The offer came from an insurgent known as Mullah Sadiq, who had been on the U.S. kill-capture list since 2005. [Lt. Col. Robert B.] Brown assumed that some fighters aligned with Sadiq had taken part in the assault.

Sadiq wanted 50 assault rifles, $20,000 and a promise that U.S. forces would not kill him. In return, he promised to turn against more-radical Taliban insurgents and to begin to work with the Afghan government.

Sadiq’s proposition gave Brown a chance, however tentative, to achieve a victory of sorts in his corner of Afghanistan and redeem the loss of his men.

"This has the potential to work," Brown told his commander.
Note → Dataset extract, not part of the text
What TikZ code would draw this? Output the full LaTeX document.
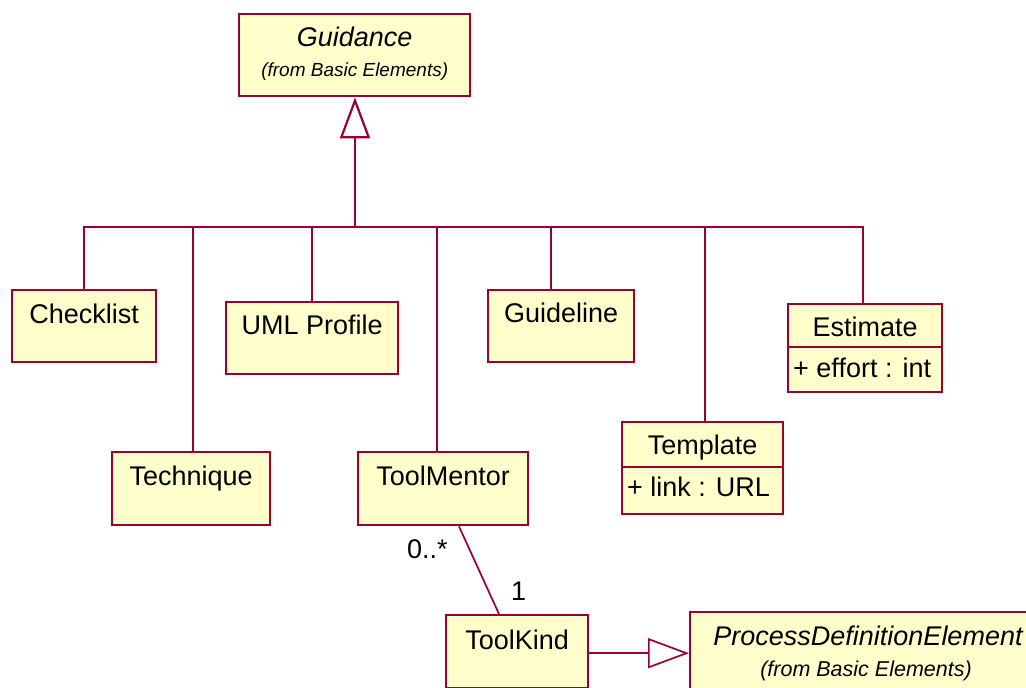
\documentclass[tikz,border=0pt]{standalone}
\usepackage{fontspec}
\setmainfont{Liberation Sans}
\usetikzlibrary{arrows.meta,calc}
\definecolor{umlline}{RGB}{153,0,51}
\definecolor{umlfill}{RGB}{255,255,204}
\begin{document}
\begin{tikzpicture}[x=1pt,y=-1pt,
  cls/.style={draw=umlline, fill=umlfill, line width=2.4pt, rectangle, inner sep=0pt, anchor=north west},
  clsname/.style={font=\fontsize{27}{30}\selectfont, anchor=base, inner sep=0pt},
  clsnameit/.style={font=\fontsize{27}{30}\selectfont\itshape, anchor=base, inner sep=0pt},
  pkgnote/.style={anchor=base, inner sep=0pt, font=\fontsize{19}{22}\selectfont\itshape},
  attrtext/.style={font=\fontsize{27}{30}\selectfont, anchor=base west, inner sep=0pt},
  multtext/.style={font=\fontsize{27}{30}\selectfont, anchor=base west, inner sep=0pt},
  compartline/.style={draw=umlline, line width=2.4pt},
  treeline/.style={draw=umlline, line width=2.2pt},
  assocline/.style={draw=umlline, line width=1.7pt},
  genarrow/.style={-{Triangle[open, length=41pt, width=30pt]}}]
\useasboundingbox (0,0) rectangle (1026,688);
\clip (0,0) rectangle (1026,688);

% superclass
\node[cls, minimum width=231pt, minimum height=82pt] (guidance) at (238,13) {};
\node[clsnameit] (guidanceName) at ($(guidance.north)+(0,33)$) {Guidance};
\node[pkgnote] (guidancePkg) at ($(guidance.north)+(0,63)$) {(from Basic Elements)};

% kinds of guidance
\node[cls, minimum width=144pt, minimum height=72pt] (checklist) at (11,289) {};
\node[clsname] (checklistName) at ($(checklist.north)+(0,34)$) {Checklist};

\node[cls, minimum width=172pt, minimum height=72pt] (umlprofile) at (225,301) {};
\node[clsname] (umlprofileName) at ($(umlprofile.north)+(0,33)$) {UML Profile};

\node[cls, minimum width=158pt, minimum height=73pt] (technique) at (111,451) {};
\node[clsname] (techniqueName) at ($(technique.north)+(0,34)$) {Technique};

\node[cls, minimum width=170pt, minimum height=73pt] (toolmentor) at (357,451) {};
\node[clsname] (toolmentorName) at ($(toolmentor.north)+(0,34)$) {ToolMentor};

\node[cls, minimum width=146pt, minimum height=72pt] (guideline) at (487,289) {};
\node[clsname] (guidelineName) at ($(guideline.north)+(0,33)$) {Guideline};

\node[cls, minimum width=154pt, minimum height=88pt] (estimate) at (787,303) {};
\node[clsname] (estimateName) at ($(estimate.north)+(0,33)$) {Estimate};
\draw[compartline] ($(estimate.north west)+(0,44)$) -- ($(estimate.north east)+(0,44)$);
\node[attrtext] (estimateAttr) at ($(estimate.north west)+(6,74)$) {+ effort : int};

\node[cls, minimum width=161pt, minimum height=92pt] (template) at (621,421) {};
\node[clsname] (templateName) at ($(template.north)+(0,33)$) {Template};
\draw[compartline] ($(template.north west)+(0,46)$) -- ($(template.north east)+(0,46)$);
\node[attrtext] (templateAttr) at ($(template.north west)+(6,75)$) {+ link : URL};

\node[cls, minimum width=142pt, minimum height=73pt] (toolkind) at (445,614) {};
\node[clsname] (toolkindName) at ($(toolkind.north)+(0,35)$) {ToolKind};

\node[cls, minimum width=358pt, minimum height=82pt] (pde) at (689,611) {};
\node[clsnameit] (pdeName) at (868,645) {ProcessDefinitionElement};
\node[pkgnote, font=\fontsize{21.5}{24}\selectfont\itshape] (pdePkg) at (866,676) {(from Basic Elements)};

% generalization tree
\coordinate (hub) at (355,227);
\coordinate (xTech) at (193,0);
\coordinate (xUml) at (312,0);
\coordinate (xMentor) at (437,0);
\coordinate (xGuide) at (551,0);
\coordinate (xTempl) at (705,0);
\coordinate (xEst) at (863,0);
\draw[treeline] (checklist.north) |- (hub -| xEst) -- (estimate.north -| xEst);
\draw[treeline] (technique.north -| xTech) -- (hub -| xTech);
\draw[treeline] (umlprofile.north -| xUml) -- (hub -| xUml);
\draw[treeline] (toolmentor.north -| xMentor) -- (hub -| xMentor);
\draw[treeline] (guideline.north -| xGuide) -- (hub -| xGuide);
\draw[treeline] (template.north -| xTempl) -- (hub -| xTempl);
\draw[treeline, genarrow] (hub) -- (guidance.south -| hub);

% association ToolMentor -- ToolKind
\coordinate (xA) at (459,0);
\coordinate (xB) at (499,0);
\draw[assocline] (toolmentor.south -| xA) -- (toolkind.north -| xB);
\node[multtext] (multMany) at (407,558) {0..*};
\node[multtext] (multOne) at (511,600) {1};

% ToolKind specializes ProcessDefinitionElement
\draw[assocline, genarrow] (toolkind.east |- pde.west) -- (pde.west);
\end{tikzpicture}
\end{document}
This is the kind of creative thinking and perspective-shifting that our troops are faced with every day in Iraq and Afghanistan, and everywhere else we’ll deploy the SysAdmin force.  Those who are considered enemies can be, in these messy and shifting situations, our allies, and all for far less than the cost of having a single soldier in theater.  The fact that our Lt. Col. Brown warmed to this proposal, even from a first-tier or flatland perspective on development, is a powerful testament to his own openness and creativity, and makes me incredibly happy that he’s on our side.
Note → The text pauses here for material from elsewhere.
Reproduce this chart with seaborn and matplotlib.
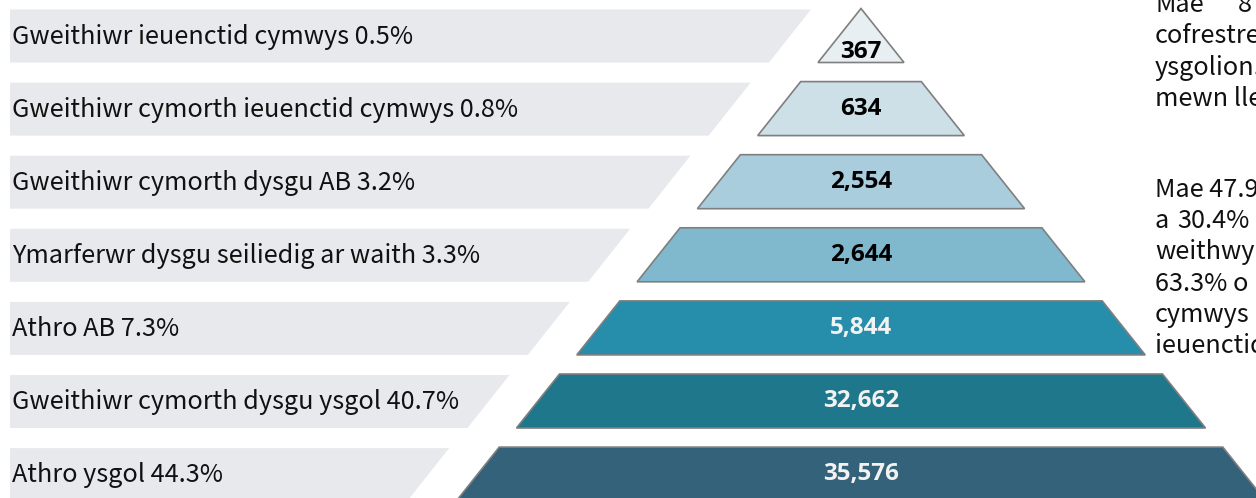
import matplotlib
matplotlib.use("Agg")
import matplotlib.pyplot as plt
import seaborn as sns
from matplotlib.patches import Polygon

# ---- data ----
categories = [
    "Gweithiwr ieuenctid cymwys",
    "Gweithiwr cymorth ieuenctid cymwys",
    "Gweithiwr cymorth dysgu AB",
    "Ymarferwr dysgu seiliedig ar waith",
    "Athro AB",
    "Gweithiwr cymorth dysgu ysgol",
    "Athro ysgol",
]
shares = [0.5, 0.8, 3.2, 3.3, 7.3, 40.7, 44.3]
counts = [367, 634, 2554, 2644, 5844, 32662, 35576]
tier_colors = ["#E8EFF3", "#CDDFE7", "#A9CDDD", "#80B9CE", "#268DAB", "#1F778C", "#33627A"]
number_colors = ["#000000", "#000000", "#000000", "#000000", "#F2F2F2", "#F2F2F2", "#F2F2F2"]
side_lines = ["Mae", "cofrestre", "ysgolion.", "mewn lle",
              "Mae 47.9", "a", "weithwyr", "63.3% o", "cymwys", "ieuenctid"]
side_slots = [0, 1, 2, 3, 5.9, 6.9, 7.9, 8.9, 9.9, 10.9]

sns.set_theme(style="white")
label_font = ["Noto Sans CJK SC", "DejaVu Sans"]
num_font = ["Open Sans", "DejaVu Sans"]
plt.rcParams["font.family"] = label_font

W, H = 1256, 498
fig = plt.figure(figsize=(W / 100, H / 100), dpi=100)
ax = fig.add_axes([0, 0, 1, 1])
ax.set_xlim(0, W)
ax.set_ylim(H, 0)
ax.axis("off")

cx = 861.0
pitch = 73.1
row_h = 54.0
step = 60.3
slant = 43.0
fs = 18.2

for i, (cat, sh, n) in enumerate(zip(categories, shares, counts)):
    top = 8.5 + pitch * i
    bot = top + row_h
    ht = step * i
    hb = ht + slant
    # label banner
    br_top = cx - ht - 50
    br_bot = br_top - 42
    ax.add_patch(Polygon([(10, top + 1), (br_top, top + 1), (br_bot, bot), (10, bot)],
                         closed=True, facecolor="#E7E9EC", edgecolor="none", zorder=1))
    ax.text(12, (top + bot) / 2 + 1, f"{cat} {sh}%", fontsize=fs, color="#111111",
            family=label_font, ha="left", va="center", zorder=3)
    # pyramid tier
    ax.add_patch(Polygon([(cx - ht, top), (cx + ht, top), (cx + hb, bot), (cx - hb, bot)],
                         closed=True, facecolor=tier_colors[i], edgecolor="#7F7F7F",
                         linewidth=1.2, joinstyle="miter", zorder=2))
    ty = bot - 11 if i == 0 else (top + bot) / 2
    ax.text(cx, ty, f"{n:,}", fontsize=17.5, fontweight="bold", color=number_colors[i],
            family=num_font, ha="center", va="center", zorder=3)

side_pitch = 31.3
for line, k in zip(side_lines, side_slots):
    ax.text(1155, 5 + side_pitch * k, line, fontsize=fs, color="#111111", family=label_font,
            ha="left", va="center", zorder=3)
ax.text(1238, 5, "8", fontsize=fs, color="#111111", family=label_font,
        ha="left", va="center", zorder=3)
ax.text(1177, 5 + side_pitch * side_slots[5], "30.4%", fontsize=fs, color="#111111",
        family=label_font, ha="left", va="center", zorder=3)

fig.savefig("out.png", dpi=100)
Imagine how many more commanders would be able to make this leap if they knew a little bit about vertical development?  What if we trained our military leaders with the basics of Integral philosophy?  What if they had at least heard of the idea of Spiral Dynamics or developmental psychology?

All of this is coming, I promise.  The military is incredibly fast to adopt useful ideas and run with them.  And with that will come a smoother, more predictable and repeatable SysAdmin process wherever it’s required.